(Source records)

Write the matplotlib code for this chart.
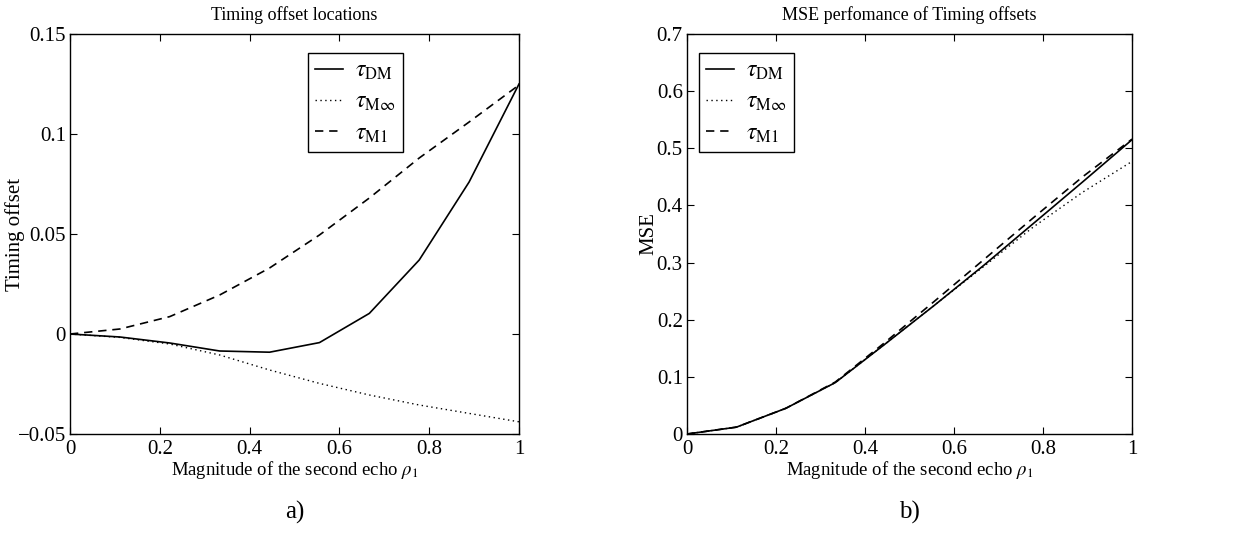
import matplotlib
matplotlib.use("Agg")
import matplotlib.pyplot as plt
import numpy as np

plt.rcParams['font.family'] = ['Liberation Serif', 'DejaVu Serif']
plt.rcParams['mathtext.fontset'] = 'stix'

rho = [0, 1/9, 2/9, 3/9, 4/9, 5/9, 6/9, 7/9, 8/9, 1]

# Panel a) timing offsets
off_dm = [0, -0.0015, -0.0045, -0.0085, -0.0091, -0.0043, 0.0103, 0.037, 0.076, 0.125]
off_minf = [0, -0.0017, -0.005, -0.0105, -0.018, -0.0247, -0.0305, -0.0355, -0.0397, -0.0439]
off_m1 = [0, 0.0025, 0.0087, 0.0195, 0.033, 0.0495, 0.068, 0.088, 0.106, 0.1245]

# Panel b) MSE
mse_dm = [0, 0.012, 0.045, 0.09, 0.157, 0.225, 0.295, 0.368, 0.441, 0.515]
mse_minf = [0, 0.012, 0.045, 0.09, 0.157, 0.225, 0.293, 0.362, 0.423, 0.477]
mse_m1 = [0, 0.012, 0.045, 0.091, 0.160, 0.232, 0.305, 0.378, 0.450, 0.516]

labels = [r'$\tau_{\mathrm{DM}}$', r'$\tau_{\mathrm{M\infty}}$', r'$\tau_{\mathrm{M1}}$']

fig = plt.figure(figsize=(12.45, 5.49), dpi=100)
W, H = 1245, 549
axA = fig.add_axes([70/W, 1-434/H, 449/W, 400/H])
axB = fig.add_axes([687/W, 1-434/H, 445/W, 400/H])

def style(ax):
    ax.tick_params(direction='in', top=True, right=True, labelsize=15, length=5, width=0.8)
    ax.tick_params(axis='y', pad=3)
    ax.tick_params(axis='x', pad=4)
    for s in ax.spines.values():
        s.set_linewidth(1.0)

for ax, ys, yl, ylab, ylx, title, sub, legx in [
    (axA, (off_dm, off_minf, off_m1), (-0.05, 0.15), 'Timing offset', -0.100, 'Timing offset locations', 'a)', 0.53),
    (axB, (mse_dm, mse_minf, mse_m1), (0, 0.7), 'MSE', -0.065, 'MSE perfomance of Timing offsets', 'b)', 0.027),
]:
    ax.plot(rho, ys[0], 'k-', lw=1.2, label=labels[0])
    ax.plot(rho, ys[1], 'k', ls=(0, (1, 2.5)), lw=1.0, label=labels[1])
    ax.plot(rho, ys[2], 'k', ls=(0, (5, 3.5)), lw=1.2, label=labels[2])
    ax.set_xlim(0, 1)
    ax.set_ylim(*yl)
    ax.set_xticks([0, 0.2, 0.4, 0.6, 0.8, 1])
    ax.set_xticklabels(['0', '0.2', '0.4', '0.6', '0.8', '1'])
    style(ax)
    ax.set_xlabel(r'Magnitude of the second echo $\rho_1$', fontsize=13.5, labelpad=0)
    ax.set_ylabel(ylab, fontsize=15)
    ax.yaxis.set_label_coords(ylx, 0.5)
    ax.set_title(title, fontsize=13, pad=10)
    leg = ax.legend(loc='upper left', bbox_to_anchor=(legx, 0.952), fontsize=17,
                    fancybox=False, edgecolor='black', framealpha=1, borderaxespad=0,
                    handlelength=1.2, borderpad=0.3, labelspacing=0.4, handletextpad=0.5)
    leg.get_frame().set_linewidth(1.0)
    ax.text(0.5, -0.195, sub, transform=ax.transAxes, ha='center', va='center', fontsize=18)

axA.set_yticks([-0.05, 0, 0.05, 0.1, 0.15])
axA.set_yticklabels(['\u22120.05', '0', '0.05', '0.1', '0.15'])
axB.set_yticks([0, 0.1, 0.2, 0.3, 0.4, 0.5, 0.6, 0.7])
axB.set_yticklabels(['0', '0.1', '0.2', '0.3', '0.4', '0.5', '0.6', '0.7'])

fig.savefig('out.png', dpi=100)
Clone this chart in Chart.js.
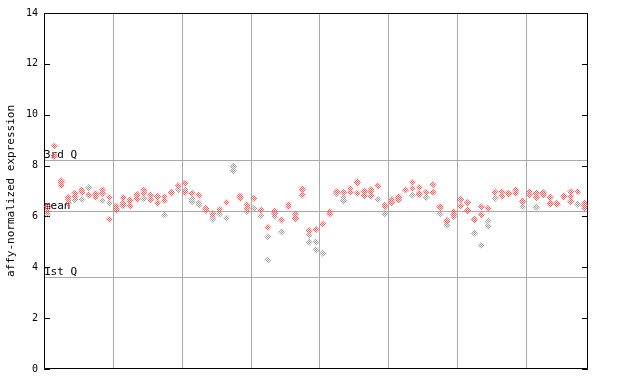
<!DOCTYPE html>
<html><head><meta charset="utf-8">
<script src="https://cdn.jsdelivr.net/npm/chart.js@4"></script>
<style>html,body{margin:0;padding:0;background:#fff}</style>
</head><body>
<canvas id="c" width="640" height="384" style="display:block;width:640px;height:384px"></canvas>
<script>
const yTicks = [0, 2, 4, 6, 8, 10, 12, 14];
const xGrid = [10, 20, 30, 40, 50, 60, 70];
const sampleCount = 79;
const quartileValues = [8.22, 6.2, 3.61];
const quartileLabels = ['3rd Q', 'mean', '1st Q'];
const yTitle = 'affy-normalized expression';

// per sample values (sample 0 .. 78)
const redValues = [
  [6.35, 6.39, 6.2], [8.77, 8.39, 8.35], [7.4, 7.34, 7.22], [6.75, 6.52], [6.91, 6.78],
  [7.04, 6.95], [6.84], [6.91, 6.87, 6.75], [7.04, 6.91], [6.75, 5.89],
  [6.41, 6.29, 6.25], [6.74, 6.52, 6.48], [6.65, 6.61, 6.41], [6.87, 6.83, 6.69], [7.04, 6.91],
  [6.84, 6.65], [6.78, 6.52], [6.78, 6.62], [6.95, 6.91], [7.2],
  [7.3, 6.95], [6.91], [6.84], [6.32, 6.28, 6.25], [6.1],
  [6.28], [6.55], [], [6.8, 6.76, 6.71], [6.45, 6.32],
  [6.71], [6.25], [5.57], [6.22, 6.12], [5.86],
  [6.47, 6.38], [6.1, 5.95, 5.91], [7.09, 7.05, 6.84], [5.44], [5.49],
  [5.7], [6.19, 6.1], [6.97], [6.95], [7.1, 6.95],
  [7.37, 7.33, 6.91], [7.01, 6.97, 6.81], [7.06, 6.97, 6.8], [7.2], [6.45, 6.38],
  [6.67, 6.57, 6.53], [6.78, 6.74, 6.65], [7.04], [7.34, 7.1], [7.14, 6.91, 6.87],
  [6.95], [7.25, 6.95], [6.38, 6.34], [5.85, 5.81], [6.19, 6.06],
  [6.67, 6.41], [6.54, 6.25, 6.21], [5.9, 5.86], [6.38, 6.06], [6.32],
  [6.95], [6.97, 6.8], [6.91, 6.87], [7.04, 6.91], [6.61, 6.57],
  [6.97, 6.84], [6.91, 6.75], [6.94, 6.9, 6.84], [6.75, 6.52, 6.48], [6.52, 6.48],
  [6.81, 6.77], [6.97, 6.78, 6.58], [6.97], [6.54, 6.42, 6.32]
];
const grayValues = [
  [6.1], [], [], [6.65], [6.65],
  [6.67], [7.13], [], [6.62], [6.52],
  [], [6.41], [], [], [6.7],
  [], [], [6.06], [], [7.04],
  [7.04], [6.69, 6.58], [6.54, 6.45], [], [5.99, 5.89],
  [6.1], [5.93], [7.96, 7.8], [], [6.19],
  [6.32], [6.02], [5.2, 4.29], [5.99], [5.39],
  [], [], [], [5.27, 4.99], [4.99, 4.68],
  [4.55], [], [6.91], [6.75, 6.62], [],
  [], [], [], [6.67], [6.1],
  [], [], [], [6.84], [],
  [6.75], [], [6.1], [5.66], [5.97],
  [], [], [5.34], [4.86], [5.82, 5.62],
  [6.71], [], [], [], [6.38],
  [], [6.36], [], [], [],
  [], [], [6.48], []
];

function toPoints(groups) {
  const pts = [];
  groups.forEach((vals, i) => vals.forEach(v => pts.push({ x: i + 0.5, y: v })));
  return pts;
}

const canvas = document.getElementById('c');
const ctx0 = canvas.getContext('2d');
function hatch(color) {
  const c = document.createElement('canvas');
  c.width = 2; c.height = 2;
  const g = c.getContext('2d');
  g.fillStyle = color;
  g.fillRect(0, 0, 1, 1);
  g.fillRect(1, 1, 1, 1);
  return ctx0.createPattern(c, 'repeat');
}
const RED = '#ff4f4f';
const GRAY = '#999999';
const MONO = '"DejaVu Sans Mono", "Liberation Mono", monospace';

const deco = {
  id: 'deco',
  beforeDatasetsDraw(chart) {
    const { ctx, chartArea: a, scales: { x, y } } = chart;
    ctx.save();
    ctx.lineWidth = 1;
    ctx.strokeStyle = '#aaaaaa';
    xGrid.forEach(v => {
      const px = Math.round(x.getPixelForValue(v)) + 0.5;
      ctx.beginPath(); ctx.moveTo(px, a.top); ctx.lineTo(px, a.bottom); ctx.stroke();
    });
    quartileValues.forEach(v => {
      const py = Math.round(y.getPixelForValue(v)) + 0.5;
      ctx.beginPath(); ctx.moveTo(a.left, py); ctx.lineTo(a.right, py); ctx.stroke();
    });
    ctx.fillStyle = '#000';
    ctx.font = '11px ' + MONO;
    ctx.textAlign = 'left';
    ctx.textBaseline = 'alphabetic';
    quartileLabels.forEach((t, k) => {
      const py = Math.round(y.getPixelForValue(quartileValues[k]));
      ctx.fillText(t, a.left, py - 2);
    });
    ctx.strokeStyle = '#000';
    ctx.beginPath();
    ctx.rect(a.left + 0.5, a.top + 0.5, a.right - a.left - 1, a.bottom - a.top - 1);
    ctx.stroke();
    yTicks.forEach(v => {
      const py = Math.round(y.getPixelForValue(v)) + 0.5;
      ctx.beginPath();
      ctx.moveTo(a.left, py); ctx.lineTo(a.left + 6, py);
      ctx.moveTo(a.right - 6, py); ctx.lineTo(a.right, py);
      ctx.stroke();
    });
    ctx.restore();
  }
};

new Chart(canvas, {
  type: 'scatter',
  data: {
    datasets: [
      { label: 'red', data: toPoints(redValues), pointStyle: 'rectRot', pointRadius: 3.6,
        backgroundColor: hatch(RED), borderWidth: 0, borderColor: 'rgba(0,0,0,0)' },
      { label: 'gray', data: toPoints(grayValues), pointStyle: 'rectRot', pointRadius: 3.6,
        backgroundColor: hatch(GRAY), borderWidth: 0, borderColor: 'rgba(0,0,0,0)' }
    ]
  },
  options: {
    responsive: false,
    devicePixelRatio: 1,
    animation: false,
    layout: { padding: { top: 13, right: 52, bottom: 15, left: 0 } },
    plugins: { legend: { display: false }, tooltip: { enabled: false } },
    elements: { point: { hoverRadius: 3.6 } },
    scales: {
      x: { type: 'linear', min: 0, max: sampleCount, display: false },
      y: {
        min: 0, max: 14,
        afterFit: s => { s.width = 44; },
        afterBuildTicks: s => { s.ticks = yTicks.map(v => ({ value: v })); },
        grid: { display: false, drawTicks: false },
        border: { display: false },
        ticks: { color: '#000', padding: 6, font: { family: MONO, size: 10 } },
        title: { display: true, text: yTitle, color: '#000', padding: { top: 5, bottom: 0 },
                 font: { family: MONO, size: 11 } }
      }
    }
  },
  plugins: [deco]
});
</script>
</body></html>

--

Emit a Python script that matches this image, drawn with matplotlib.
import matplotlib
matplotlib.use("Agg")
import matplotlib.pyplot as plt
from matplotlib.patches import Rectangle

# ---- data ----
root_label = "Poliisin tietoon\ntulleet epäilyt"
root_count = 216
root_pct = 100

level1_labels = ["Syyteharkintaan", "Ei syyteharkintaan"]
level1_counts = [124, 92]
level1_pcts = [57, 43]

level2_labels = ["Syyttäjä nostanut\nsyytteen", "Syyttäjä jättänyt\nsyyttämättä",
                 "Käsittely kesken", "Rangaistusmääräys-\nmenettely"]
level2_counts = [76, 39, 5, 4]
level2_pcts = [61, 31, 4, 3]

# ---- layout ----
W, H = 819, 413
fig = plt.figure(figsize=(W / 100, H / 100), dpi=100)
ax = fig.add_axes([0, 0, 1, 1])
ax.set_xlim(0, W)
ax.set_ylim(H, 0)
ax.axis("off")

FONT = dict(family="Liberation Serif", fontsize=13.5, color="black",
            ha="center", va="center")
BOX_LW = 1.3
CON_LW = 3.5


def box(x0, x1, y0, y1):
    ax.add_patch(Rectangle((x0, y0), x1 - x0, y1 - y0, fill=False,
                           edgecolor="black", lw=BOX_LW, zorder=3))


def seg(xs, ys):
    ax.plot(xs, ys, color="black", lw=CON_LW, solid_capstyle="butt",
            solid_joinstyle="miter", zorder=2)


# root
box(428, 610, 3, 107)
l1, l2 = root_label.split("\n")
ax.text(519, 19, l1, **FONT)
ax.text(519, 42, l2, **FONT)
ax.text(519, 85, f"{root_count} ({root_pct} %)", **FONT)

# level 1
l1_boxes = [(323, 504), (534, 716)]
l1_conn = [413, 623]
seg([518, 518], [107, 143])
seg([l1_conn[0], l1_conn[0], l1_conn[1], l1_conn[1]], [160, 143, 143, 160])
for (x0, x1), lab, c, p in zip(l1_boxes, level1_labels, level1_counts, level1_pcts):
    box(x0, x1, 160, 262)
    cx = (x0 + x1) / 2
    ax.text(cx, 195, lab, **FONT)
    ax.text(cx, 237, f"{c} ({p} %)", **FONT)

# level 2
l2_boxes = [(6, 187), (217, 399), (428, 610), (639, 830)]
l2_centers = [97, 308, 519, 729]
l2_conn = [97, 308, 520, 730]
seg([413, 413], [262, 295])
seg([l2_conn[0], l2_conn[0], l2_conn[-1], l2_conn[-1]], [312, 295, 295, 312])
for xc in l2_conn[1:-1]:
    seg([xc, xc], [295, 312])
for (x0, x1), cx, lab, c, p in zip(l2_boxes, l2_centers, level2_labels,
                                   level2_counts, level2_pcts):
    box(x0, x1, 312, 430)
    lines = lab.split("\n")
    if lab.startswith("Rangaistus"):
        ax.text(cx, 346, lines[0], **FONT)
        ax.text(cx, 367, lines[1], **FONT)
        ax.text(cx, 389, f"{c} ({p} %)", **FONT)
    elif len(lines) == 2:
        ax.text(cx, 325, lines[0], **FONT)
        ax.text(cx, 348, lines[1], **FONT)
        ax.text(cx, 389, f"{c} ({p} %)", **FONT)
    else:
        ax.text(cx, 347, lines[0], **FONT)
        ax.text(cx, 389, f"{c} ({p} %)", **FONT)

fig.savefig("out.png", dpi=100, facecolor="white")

DIRECTIVE: Word for word, restate the lines beginning with the one that has "Clone this chart in Chart.js." and ending with the one that has "const yTitle = 'affy-normalized expression';". Keep both ends and skip any pictures.

RESPONSE BELOW:
Clone this chart in Chart.js.
<!DOCTYPE html>
<html><head><meta charset="utf-8">
<script src="https://cdn.jsdelivr.net/npm/chart.js@4"></script>
<style>html,body{margin:0;padding:0;background:#fff}</style>
</head><body>
<canvas id="c" width="640" height="384" style="display:block;width:640px;height:384px"></canvas>
<script>
const yTicks = [0, 2, 4, 6, 8, 10, 12, 14];
const xGrid = [10, 20, 30, 40, 50, 60, 70];
const sampleCount = 79;
const quartileValues = [8.22, 6.2, 3.61];
const quartileLabels = ['3rd Q', 'mean', '1st Q'];
const yTitle = 'affy-normalized expression';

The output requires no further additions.